Part 2: Data Warehousing Tips and Tricks

Ask and you shall receive: http://face.centosprime.com/rdb-w/?p=68 linked to my previous post on the Data Warehousing Tips and Tricks session (http://sheeri.net/archives/204) with the comment, “I need to learn more about MERGE TABLES and INSERT … ON DUPLICATE KEY UPDATE“.

So here’s a bit more:

The manual pages for the MERGE storage engine:
http://dev.mysql.com/doc/refman/5.0/en/merge-storage-engine.html
and
http://dev.mysql.com/doc/refman/5.0/en/merge-table-problems.html

MySQL Forums for the MERGE talbe are at:
http://forums.mysql.com/list.php?93

In a nutshell, a MERGE table is really a set of pointers to similarly-schema’d MyISAM tables. So if you have the same table schema multiple times (ie, partition per day, so you have tables named 2007_04_27_Sales, 2007_04_26_Sales, etc) you’d use a MERGE table to link them all together and then you can run a query on the MERGE table and it will query all the tables that the MERGE table points to.

As for INSERT . . . ON DUPLICATE KEY UPDATE —

MySQL gives many ways to deal with INSERTs and unique/primary keys. If you do an INSERT and the primary key you are trying to insert is already in the table, MySQL will give an error. Ways to deal with this:

1) Try & catch errors in the application code.

2) Use INSERT IGNORE INTO . . . this will insert a new record if a record with the key does not exist. If it does exist, nothing happens. Simply add the word “IGNORE” into your INSERT query after INSERT and before INTO.
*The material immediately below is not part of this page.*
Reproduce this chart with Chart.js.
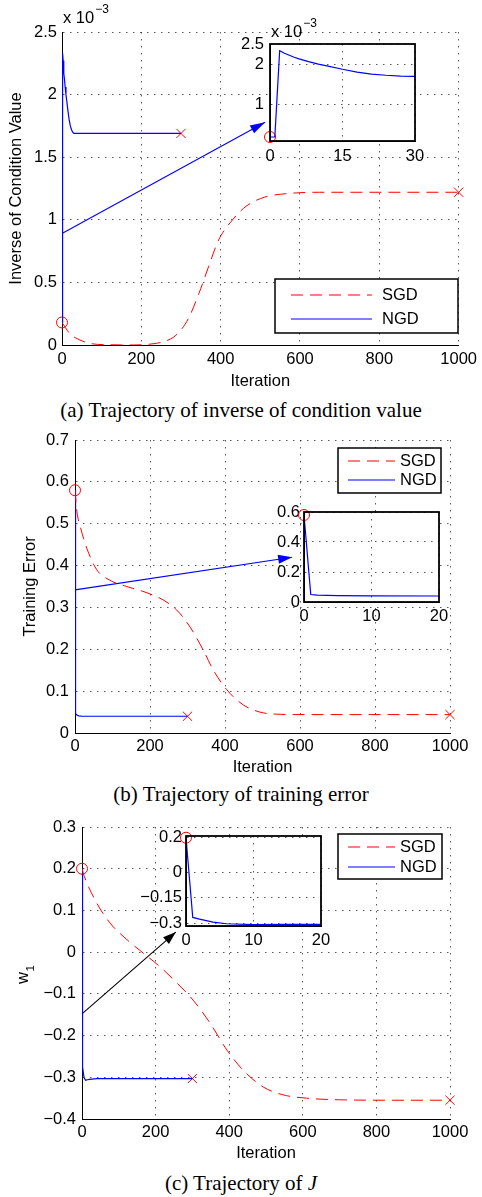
<!DOCTYPE html>
<html>
<head>
<meta charset="utf-8">
<title>SGD vs NGD trajectories</title>
<script src="https://cdn.jsdelivr.net/npm/chart.js@4.4.1/dist/chart.umd.min.js"></script>
<style>
  html, body { margin: 0; padding: 0; background: #fff; }
  #page { position: relative; width: 482px; height: 1197px; overflow: hidden; }
  #page canvas { position: absolute; }
  .cap { position: absolute; left: 0; width: 482px; text-align: center;
         font-family: "Liberation Serif", "Times New Roman", serif; font-size: 21px; line-height: 24px; color: #000; }
</style>
</head>
<body>
<div id="page">
  <canvas id="mainA" width="482" height="395" style="left:0;top:0"></canvas>
  <canvas id="insetA" width="225" height="160" style="left:215px;top:15px"></canvas>
  <div class="cap" style="top:398px">(a) Trajectory of inverse of condition value</div>
  <canvas id="mainB" width="482" height="361" style="left:0;top:420px"></canvas>
  <canvas id="insetB" width="215" height="145" style="left:255px;top:490px"></canvas>
  <div class="cap" style="top:782px">(b) Trajectory of training error</div>
  <canvas id="mainC" width="482" height="362" style="left:0;top:805px"></canvas>
  <canvas id="insetC" width="215" height="140" style="left:130px;top:815px"></canvas>
  <div class="cap" style="top:1171px">(c) Trajectory of <i>J</i></div>
</div>
<script>
// ---- data ----
const xTicksMain = [0, 200, 400, 600, 800, 1000];

// (a) inverse of condition value, in units of 1e-3
const sgdIterA = [0, 20, 45, 75, 120, 180, 230, 260, 280, 300, 320, 345, 370, 395, 430, 465, 510, 570, 650, 800, 1000];
const sgdValA  = [0.18, 0.09, 0.04, 0.01, 0.002, 0.0, 0.01, 0.03, 0.06, 0.12, 0.22, 0.41, 0.63, 0.84, 1.0, 1.11, 1.18, 1.21, 1.22, 1.22, 1.22];
const ngdIterA = [0, 1, 2, 3, 4, 5, 6, 8, 10, 12, 15, 18, 21, 24, 27, 30, 40, 300];
const ngdValA  = [0.18, 0.18, 2.33, 2.27, 2.22, 2.17, 2.13, 2.06, 2.0, 1.95, 1.87, 1.8, 1.75, 1.72, 1.7, 1.69, 1.69, 1.69];
const arrowIterA = [0, 512];
const arrowValA  = [0.89, 1.78];
const yTicksA = [0, 0.5, 1, 1.5, 2, 2.5];
const insetXTicksA = [0, 15, 30];
const insetYTicksA = [1, 2, 2.5];

// (b) training error
const sgdIterB = [0, 5, 15, 32, 58, 93, 138, 192, 235, 271, 307, 342, 369, 405, 449, 493, 538, 600, 800, 1000];
const sgdValB  = [0.58, 0.53, 0.49, 0.44, 0.39, 0.365, 0.35, 0.335, 0.318, 0.294, 0.253, 0.198, 0.15, 0.103, 0.067, 0.05, 0.045, 0.044, 0.044, 0.044];
const ngdIterB = [0, 1, 2, 5, 10, 20, 300];
const ngdValB  = [0.58, 0.05, 0.046, 0.043, 0.041, 0.04, 0.04];
const arrowIterB = [0, 579];
const arrowValB  = [0.342, 0.42];
const yTicksB = [0, 0.1, 0.2, 0.3, 0.4, 0.5, 0.6, 0.7];
const insetXTicksB = [0, 10, 20];
const insetYTicksB = [0, 0.2, 0.4, 0.6];

// (c) w1
const sgdIterC = [0, 3, 40, 76, 122, 166, 212, 258, 302, 348, 394, 438, 492, 546, 610, 700, 850, 1000];
const sgdValC  = [0.2, 0.19, 0.118, 0.07, 0.03, -0.002, -0.035, -0.074, -0.115, -0.17, -0.235, -0.283, -0.323, -0.342, -0.35, -0.354, -0.355, -0.355];
const ngdIterC = [0, 1, 2, 4, 6, 10, 15, 20, 40, 300];
const ngdValC  = [0.2, -0.265, -0.275, -0.292, -0.302, -0.307, -0.306, -0.305, -0.303, -0.303];
const arrowIterC = [0, 255];
const arrowValC  = [-0.148, 0.048];
const yTicksC = [-0.4, -0.3, -0.2, -0.1, 0, 0.1, 0.2, 0.3];
const insetXTicksC = [0, 10, 20];
const insetYTicksC = [-0.3, -0.15, 0, 0.2];

// ---- helpers ----
const FONT = { family: '"Liberation Sans", Arial, Helvetica, sans-serif', size: 16.5 };
const CSSFONT = '"Liberation Sans", Arial, Helvetica, sans-serif';
const RED = '#ff0000', BLUE = '#0000ff', BLACK = '#000000';
const GRID = 'rgba(0,0,0,0.65)';

function pts(xs, ys) { return xs.map((x, i) => ({ x: x, y: ys[i] })); }
function fmt(v) { return String(Math.round(v * 1000) / 1000).replace('-', '\u2212'); }

function axis(o) {
  return {
    type: 'linear', min: o.min, max: o.max,
    afterBuildTicks: s => { s.ticks = o.ticks.map(v => ({ value: v })); },
    afterFit: s => { if (s.isHorizontal()) s.height = o.size; else s.width = o.size; },
    ticks: { color: BLACK, font: FONT, padding: o.pad, maxRotation: 0, autoSkip: false, callback: v => fmt(v) },
    grid: { color: GRID, lineWidth: 1, drawTicks: false },
    border: { display: true, color: BLACK, width: 1, dash: [1.5, 5.5] },
    title: o.title ? { display: true, text: o.title, color: BLACK, font: FONT, padding: o.titlePad } : { display: false }
  };
}

function sgdLine(xs, ys) {
  return { label: 'SGD', key: true, data: pts(xs, ys), borderColor: RED, borderWidth: 1,
           borderDash: [12, 7], cubicInterpolationMode: 'monotone', pointRadius: 0 };
}
function ngdLine(xs, ys) {
  return { label: 'NGD', key: true, data: pts(xs, ys), borderColor: BLUE, borderWidth: 1.2,
           tension: 0, pointRadius: 0 };
}
function startMark(xs, ys) {
  return { label: 'start', data: [{ x: xs[0], y: ys[0] }], showLine: false, clip: false,
           pointStyle: 'circle', pointRadius: 5.5, pointBorderColor: RED, pointBorderWidth: 1,
           pointBackgroundColor: 'rgba(0,0,0,0)', borderColor: RED };
}
function endMarks(sx, sy, nx, ny) {
  return { label: 'end', showLine: false, clip: false,
           data: [{ x: sx[sx.length - 1], y: sy[sy.length - 1] }, { x: nx[nx.length - 1], y: ny[ny.length - 1] }],
           pointStyle: 'crossRot', pointRadius: 6.5, pointBorderColor: RED, pointBorderWidth: 1, borderColor: RED };
}
function arrowLine(xs, ys, color, head) {
  return { label: 'arrow', data: pts(xs, ys), borderColor: color, borderWidth: 1.1, pointRadius: 0,
           tension: 0, clip: false, head: head };
}

function decorPlugin(d) {
  return {
    id: 'decor',
    beforeDraw(chart) {
      if (!d.box) return;
      const a = chart.chartArea, ctx = chart.ctx;
      ctx.save();
      ctx.fillStyle = '#fff';
      ctx.fillRect(a.left, a.top, a.right - a.left, a.bottom - a.top);
      ctx.restore();
    },
    afterDraw(chart) {
      const a = chart.chartArea, ctx = chart.ctx;
      ctx.save();
      if (d.box) {
        ctx.strokeStyle = BLACK; ctx.lineWidth = 1.8;
        ctx.strokeRect(a.left, a.top, a.right - a.left, a.bottom - a.top);
      }
      // arrow heads at the last point of arrow datasets
      chart.data.datasets.forEach((ds, i) => {
        if (!ds.head) return;
        const el = chart.getDatasetMeta(i).data;
        const p = el[el.length - 2], q = el[el.length - 1];
        const t = Math.atan2(q.y - p.y, q.x - p.x), c = Math.cos(t), s = Math.sin(t);
        const L = ds.head[0], w = ds.head[1] / 2;
        ctx.fillStyle = ds.borderColor;
        ctx.beginPath();
        ctx.moveTo(q.x, q.y);
        ctx.lineTo(q.x - L * c - w * s, q.y - L * s + w * c);
        ctx.lineTo(q.x - L * c + w * s, q.y - L * s - w * c);
        ctx.closePath();
        ctx.fill();
      });
      if (d.exp) {
        ctx.fillStyle = BLACK; ctx.textBaseline = 'middle'; ctx.textAlign = 'left';
        ctx.font = '16.5px ' + CSSFONT;
        const x0 = a.left + d.exp.dx, y0 = a.top - d.exp.dy;
        ctx.fillText('x 10', x0, y0);
        const w = ctx.measureText('x 10').width;
        ctx.font = '12px ' + CSSFONT;
        ctx.fillText(d.exp.power, x0 + w + 1, y0 - 8);
      }
      if (d.subLabel) {
        // rotated axis label with a subscript (w with subscript 1)
        const s = d.subLabel;
        ctx.translate(s.x, s.y);
        ctx.rotate(-Math.PI / 2);
        ctx.fillStyle = BLACK; ctx.textAlign = 'left'; ctx.textBaseline = 'alphabetic';
        ctx.font = '16.5px ' + CSSFONT;
        ctx.fillText(s.base, 0, 0);
        const w = ctx.measureText(s.base).width;
        ctx.font = '11.5px ' + CSSFONT;
        ctx.fillText(s.sub, w + 0.5, 6);
        ctx.setTransform(1, 0, 0, 1, 0, 0);
      }
      if (d.legend) {
        const L = d.legend;
        ctx.fillStyle = '#fff';
        ctx.fillRect(L.x1, L.y1, L.x2 - L.x1, L.y2 - L.y1);
        ctx.strokeStyle = BLACK; ctx.lineWidth = 1.5;
        ctx.strokeRect(L.x1, L.y1, L.x2 - L.x1, L.y2 - L.y1);
        chart.data.datasets.filter(ds => ds.key).forEach((ds, k) => {
          const y = L.rows[k];
          ctx.strokeStyle = ds.borderColor; ctx.lineWidth = ds.borderWidth;
          ctx.setLineDash(ds.borderDash || []);
          ctx.beginPath(); ctx.moveTo(L.lx1, y); ctx.lineTo(L.lx2, y); ctx.stroke();
          ctx.setLineDash([]);
          ctx.fillStyle = BLACK; ctx.font = '16.5px ' + CSSFONT;
          ctx.textBaseline = 'middle'; ctx.textAlign = 'left';
          ctx.fillText(ds.label, L.tx, y);
        });
      }
      ctx.restore();
    }
  };
}

function plot(id, area, xo, yo, datasets, decor) {
  const cv = document.getElementById(id);
  const W = cv.width, H = cv.height;
  xo.size = H - area.b;
  yo.size = area.l;
  return new Chart(cv, {
    type: 'line',
    data: { datasets: datasets },
    options: {
      responsive: false, animation: false, devicePixelRatio: 1,
      layout: { padding: { left: 0, top: area.t, right: W - area.r, bottom: 0 } },
      scales: { x: axis(xo), y: axis(yo) },
      plugins: { legend: { display: false }, tooltip: { enabled: false } }
    },
    plugins: [decorPlugin(decor)]
  });
}

// ---- (a) ----
plot('mainA', { l: 62, t: 32, r: 462, b: 345 },
  { min: 0, max: 1000, ticks: xTicksMain, pad: 5, title: 'Iteration', titlePad: { top: 0, bottom: 4 } },
  { min: 0, max: 2.5, ticks: yTicksA, pad: 5, title: 'Inverse of Condition Value', titlePad: { top: 7, bottom: 0 } },
  [sgdLine(sgdIterA, sgdValA), ngdLine(ngdIterA, ngdValA), startMark(sgdIterA, sgdValA),
   endMarks(sgdIterA, sgdValA, ngdIterA, ngdValA), arrowLine(arrowIterA, arrowValA, BLUE, [15, 9])],
  { exp: { dx: 1, dy: 14, power: '\u22123' },
    legend: { x1: 275, y1: 279, x2: 458, y2: 333, rows: [295, 319], lx1: 291, lx2: 372, tx: 382 } });

plot('insetA', { l: 55, t: 29, r: 200, b: 126 },
  { min: 0, max: 30, ticks: insetXTicksA, pad: 6 },
  { min: 0.08, max: 2.5, ticks: insetYTicksA, pad: 6 },
  [ngdLine(ngdIterA, ngdValA), startMark(sgdIterA, sgdValA)],
  { box: true, exp: { dx: 1, dy: 12, power: '\u22123' } });

// ---- (b) ----
plot('mainB', { l: 75, t: 20, r: 450, b: 313 },
  { min: 0, max: 1000, ticks: xTicksMain, pad: 4, title: 'Iteration', titlePad: { top: 0, bottom: 4 } },
  { min: 0, max: 0.7, ticks: yTicksB, pad: 6, title: 'Training Error', titlePad: { top: 21, bottom: 0 } },
  [sgdLine(sgdIterB, sgdValB), ngdLine(ngdIterB, ngdValB), startMark(sgdIterB, sgdValB),
   endMarks(sgdIterB, sgdValB, ngdIterB, ngdValB), arrowLine(arrowIterB, arrowValB, BLUE, [14, 9])],
  { legend: { x1: 338, y1: 28, x2: 441, y2: 73, rows: [41, 60], lx1: 348, lx2: 395, tx: 400 } });

plot('insetB', { l: 49, t: 22, r: 184, b: 112 },
  { min: 0, max: 20, ticks: insetXTicksB, pad: 5 },
  { min: 0, max: 0.6, ticks: insetYTicksB, pad: 4 },
  [ngdLine(ngdIterB, ngdValB), startMark(sgdIterB, sgdValB)],
  { box: true });

// ---- (c) ----
plot('mainC', { l: 82, t: 22, r: 450, b: 314 },
  { min: 0, max: 1000, ticks: xTicksMain, pad: 4, title: 'Iteration', titlePad: { top: 0, bottom: 4 } },
  { min: -0.4, max: 0.3, ticks: yTicksC, pad: 6 },
  [sgdLine(sgdIterC, sgdValC), ngdLine(ngdIterC, ngdValC), startMark(sgdIterC, sgdValC),
   endMarks(sgdIterC, sgdValC, ngdIterC, ngdValC), arrowLine(arrowIterC, arrowValC, BLACK, [13, 9])],
  { subLabel: { base: 'w', sub: '1', x: 28, y: 179 },
    legend: { x1: 338, y1: 29, x2: 442, y2: 74, rows: [42, 62], lx1: 348, lx2: 395, tx: 400 } });

plot('insetC', { l: 56, t: 21, r: 191, b: 111 },
  { min: 0, max: 20, ticks: insetXTicksC, pad: 5 },
  { min: -0.315, max: 0.21, ticks: insetYTicksC, pad: 4 },
  [ngdLine(ngdIterC, ngdValC), startMark(sgdIterC, sgdValC)],
  { box: true });
</script>
</body>
</html>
3) Use REPLACE INTO . . .this will insert a new record if a record with the key does not exist. If a record does exist, MySQL will *delete* the record and then INSERT your record. This can cause problems when you just want to update part of a row, and not insert the whole row again. And it changes timestamps and auto-increment numbers, which may not be a desired result. Simply change the word “INSERT” in your query to “REPLACE”.
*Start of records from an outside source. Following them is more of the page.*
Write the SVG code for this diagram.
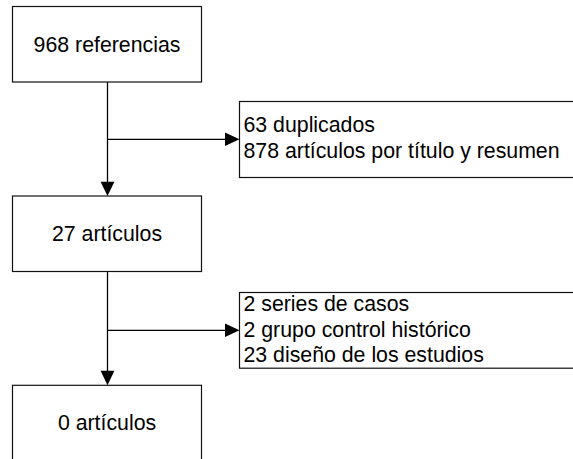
<svg xmlns="http://www.w3.org/2000/svg" width="573" height="459" viewBox="0 0 573 459">
<defs>
<style>
.box{fill:#fff;stroke:#111;stroke-width:1.2}
.t{font-family:"Liberation Sans",Arial,sans-serif;font-size:21.3px;fill:#000}
.c{text-anchor:middle}
.ln{stroke:#000;stroke-width:1.3;fill:none}
.ah{fill:#000}
</style>
</defs>
<rect width="573" height="459" fill="#fff"/>
<g id="connectors">
<line class="ln" x1="107.5" y1="82" x2="107.5" y2="182"/>
<path class="ah" d="M100.6,181.7 L114.4,181.7 L107.5,196 Z"/>
<line class="ln" x1="107.5" y1="139.3" x2="225" y2="139.3"/>
<path class="ah" d="M225,132.5 L225,146.1 L239.5,139.3 Z"/>
<line class="ln" x1="107.5" y1="271.5" x2="107.5" y2="371"/>
<path class="ah" d="M100.6,370.7 L114.4,370.7 L107.5,385.3 Z"/>
<line class="ln" x1="107.5" y1="330.3" x2="225" y2="330.3"/>
<path class="ah" d="M225,323.5 L225,337.1 L239.5,330.3 Z"/>
</g>
<g id="n1">
<rect class="box" x="12.5" y="6.5" width="189" height="75.5"/>
<text class="t c" x="107" y="51.5">968 referencias</text>
</g>
<g id="n2">
<rect class="box" x="239.5" y="101.5" width="360" height="76"/>
<text class="t" x="243.5" y="132">63 duplicados</text>
<text class="t" x="243.5" y="158.3">878 artículos por título y resumen</text>
</g>
<g id="n3">
<rect class="box" x="12.5" y="196" width="189" height="75.5"/>
<text class="t c" x="107" y="241">27 artículos</text>
</g>
<g id="n4">
<rect class="box" x="239.5" y="292.5" width="360" height="75.7"/>
<text class="t" x="243.5" y="311">2 series de casos</text>
<text class="t" x="243.5" y="336.6">2 grupo control histórico</text>
<text class="t" x="243.5" y="362">23 diseño de los estudios</text>
</g>
<g id="n5">
<rect class="box" x="12.5" y="385.3" width="189" height="100"/>
<text class="t c" x="107" y="430">0 artículos</text>
</g>
</svg>
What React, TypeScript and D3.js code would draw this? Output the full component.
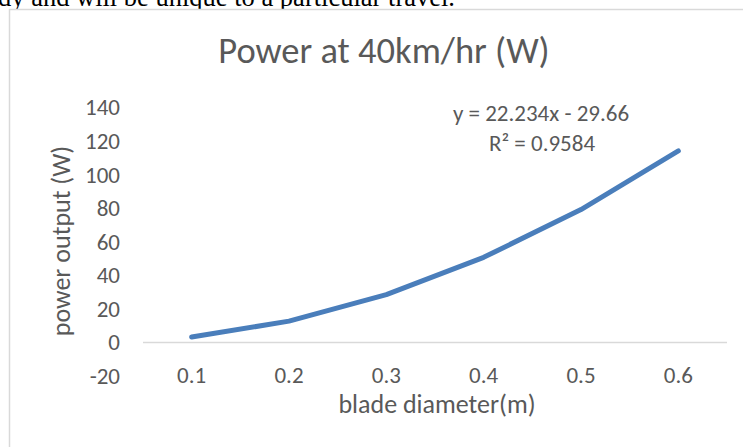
import * as d3 from "d3";
import { useEffect, useRef } from "react";

const categories = ["0.1", "0.2", "0.3", "0.4", "0.5", "0.6"];
const power = [3.2, 12.7, 28.5, 50.7, 79.2, 114.1];
const yTicks = [-20, 0, 20, 40, 60, 80, 100, 120, 140];

const W = 743;
const H = 447;

export default function App() {
  const ref = useRef<SVGSVGElement | null>(null);

  useEffect(() => {
    if (!ref.current) return;
    const svg = d3.select(ref.current);
    svg.selectAll("*").remove();

    const font = "Carlito, Lato, 'Open Sans', sans-serif";
    const grey = "#595959";

    // clipped line of body text above the chart
    svg
      .append("text")
      .attr("x", -2)
      .attr("y", 6)
      .attr("font-family", "'Liberation Serif', 'Times New Roman', serif")
      .attr("font-size", 26.5)
      .attr("fill", "#000")
      .text("dy and will be unique to a particular travel.");

    // chart frame
    svg
      .append("rect")
      .attr("x", 9.5)
      .attr("y", 9.5)
      .attr("width", 760)
      .attr("height", 460)
      .attr("fill", "#fff")
      .attr("stroke", "#d9d9d9")
      .attr("stroke-width", 1.5);

    const x = d3.scaleBand<string>().domain(categories).range([143, 727]);
    const y = d3.scaleLinear().domain([-20, 140]).range([376, 107.5]);

    svg
      .append("text")
      .attr("x", 384)
      .attr("y", 63)
      .attr("text-anchor", "middle")
      .attr("font-family", font)
      .attr("font-size", 36.5)
      .attr("fill", grey)
      .text("Power at 40km/hr (W)");

    // zero baseline
    svg
      .append("line")
      .attr("x1", x.range()[0])
      .attr("x2", x.range()[1])
      .attr("y1", y(0))
      .attr("y2", y(0))
      .attr("stroke", "#d9d9d9")
      .attr("stroke-width", 1.5);

    const yAxis = d3
      .axisLeft(y)
      .tickValues(yTicks)
      .tickFormat((v) => String(v))
      .tickSize(0)
      .tickPadding(0);
    const gy = svg.append("g").attr("transform", "translate(120,0)").call(yAxis);
    gy.select(".domain").remove();
    gy.selectAll("text")
      .attr("font-family", font)
      .attr("font-size", 23)
      .attr("fill", grey);

    const xAxis = d3.axisBottom(x).tickSize(0).tickPadding(0);
    const gx = svg.append("g").attr("transform", "translate(0,376)").call(xAxis);
    gx.select(".domain").remove();
    gx.selectAll("text")
      .attr("y", 0)
      .attr("dy", "0.32em")
      .attr("font-family", font)
      .attr("font-size", 23)
      .attr("fill", grey);

    const line = d3
      .line<number>()
      .x((_, i) => (x(categories[i]) ?? 0) + x.bandwidth() / 2)
      .y((d) => y(d));

    svg
      .append("path")
      .datum(power)
      .attr("fill", "none")
      .attr("stroke", "#4a7ebb")
      .attr("stroke-width", 5)
      .attr("stroke-linecap", "round")
      .attr("stroke-linejoin", "round")
      .attr("d", line);

    svg
      .append("text")
      .attr("x", 437)
      .attr("y", 413)
      .attr("text-anchor", "middle")
      .attr("font-family", font)
      .attr("font-size", 26)
      .attr("fill", grey)
      .text("blade diameter(m)");

    svg
      .append("text")
      .attr("transform", "translate(70,241) rotate(-90)")
      .attr("text-anchor", "middle")
      .attr("font-family", font)
      .attr("font-size", 26)
      .attr("fill", grey)
      .text("power output (W)");

    svg
      .append("text")
      .attr("x", 541)
      .attr("y", 121)
      .attr("text-anchor", "middle")
      .attr("font-family", font)
      .attr("font-size", 23)
      .attr("fill", grey)
      .text("y = 22.234x - 29.66");

    svg
      .append("text")
      .attr("x", 542)
      .attr("y", 151)
      .attr("text-anchor", "middle")
      .attr("font-family", font)
      .attr("font-size", 23)
      .attr("fill", grey)
      .text("R² = 0.9584");
  }, []);

  return (
    <svg
      ref={ref}
      width={W}
      height={H}
      style={{ position: "absolute", left: 0, top: 0, display: "block", background: "#fff" }}
    />
  );
}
4) Use INSERT . . .ON DUPLICATE KEY UPDATE. The syntax is the regular INSERT statement, and at the end add ON DUPLICATE KEY UPDATE [expression]. For instance,

INSERT INTO tbl (id,name,thing) VALUES (154,'sheeri','book') ON DUPLICATE KEY UPDATE thing='book';

and what makes it easier, if you have variables or whatever in your VALUES, you can actually set the update statement to say “just use the value I wanted to insert, OK?” as in the following:

INSERT INTO tbl (id,name,thing) VALUES (154,'sheeri','book') ON DUPLICATE KEY UPDATE thing=VALUES(thing);

Manual page:
http://dev.mysql.com/doc/refman/5.0/en/insert-on-duplicate.html

Hope this helps!